The purpose of this extension is to allow overloading of object property access and method calls. Only one function is defined in this extension, overload() which takes the name of the class that should have this functionality enabled. The class named has to define appropriate methods if it wants to have this functionality: __get(), __set() and __call() respectively for getting/setting a property, or calling a method. This way overloading can be selective. Inside these handler functions the overloading is disabled so you can access object properties normally.
Warning |
This extension is EXPERIMENTAL. The behaviour of this extension -- including the names of its functions and anything else documented about this extension -- may change without notice in a future release of PHP. Use this extension at your own risk. |
Warning |
This extension is not a part of PHP 5. PHP 5 supports __get(), __set() and __call() natively. See the Overloading in PHP 5 page for more information. |
No external libraries are needed to build this extension.

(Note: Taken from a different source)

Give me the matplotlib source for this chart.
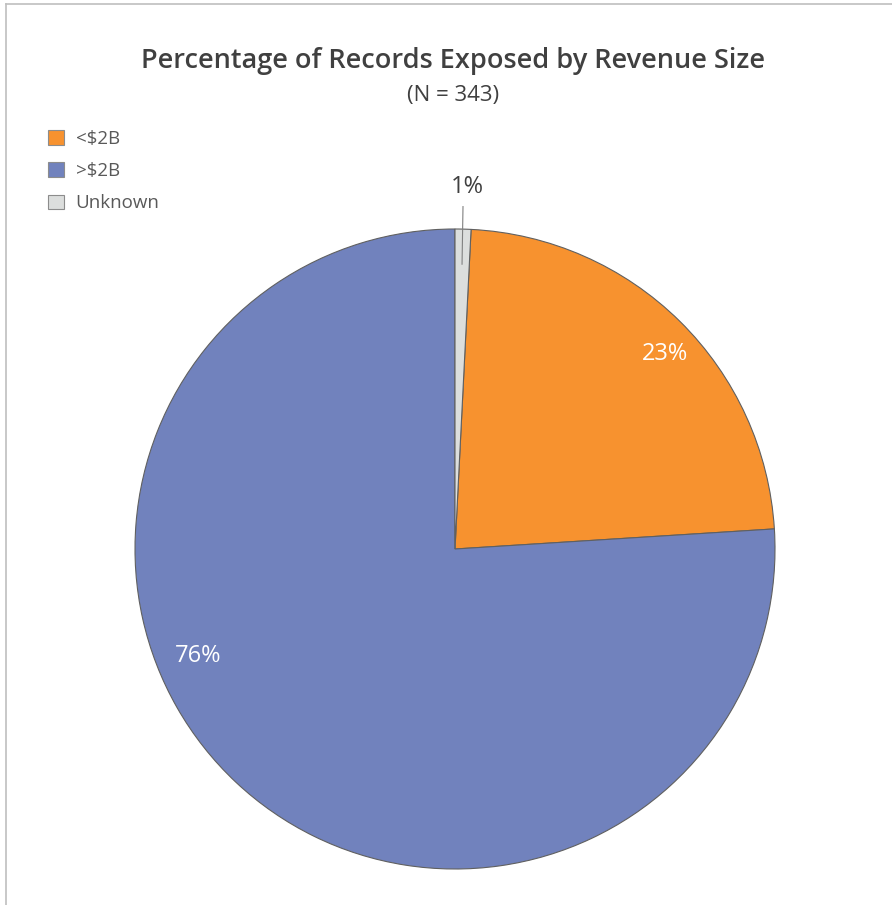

In order to use these functions, you must compile PHP with the --enable-overload option. Starting with PHP 4.3.0 this extension is enabled by default. You can disable overload support with --disable--overload.
The windows version of PHP has built in support for this extension. You do not need to load any additional extension in order to use these functions.
Note: Builtin support for overload is available with PHP 4.3.0.
This extension has no configuration directives defined in php.ini.
This extension has no resource types defined.
This extension has no constants defined.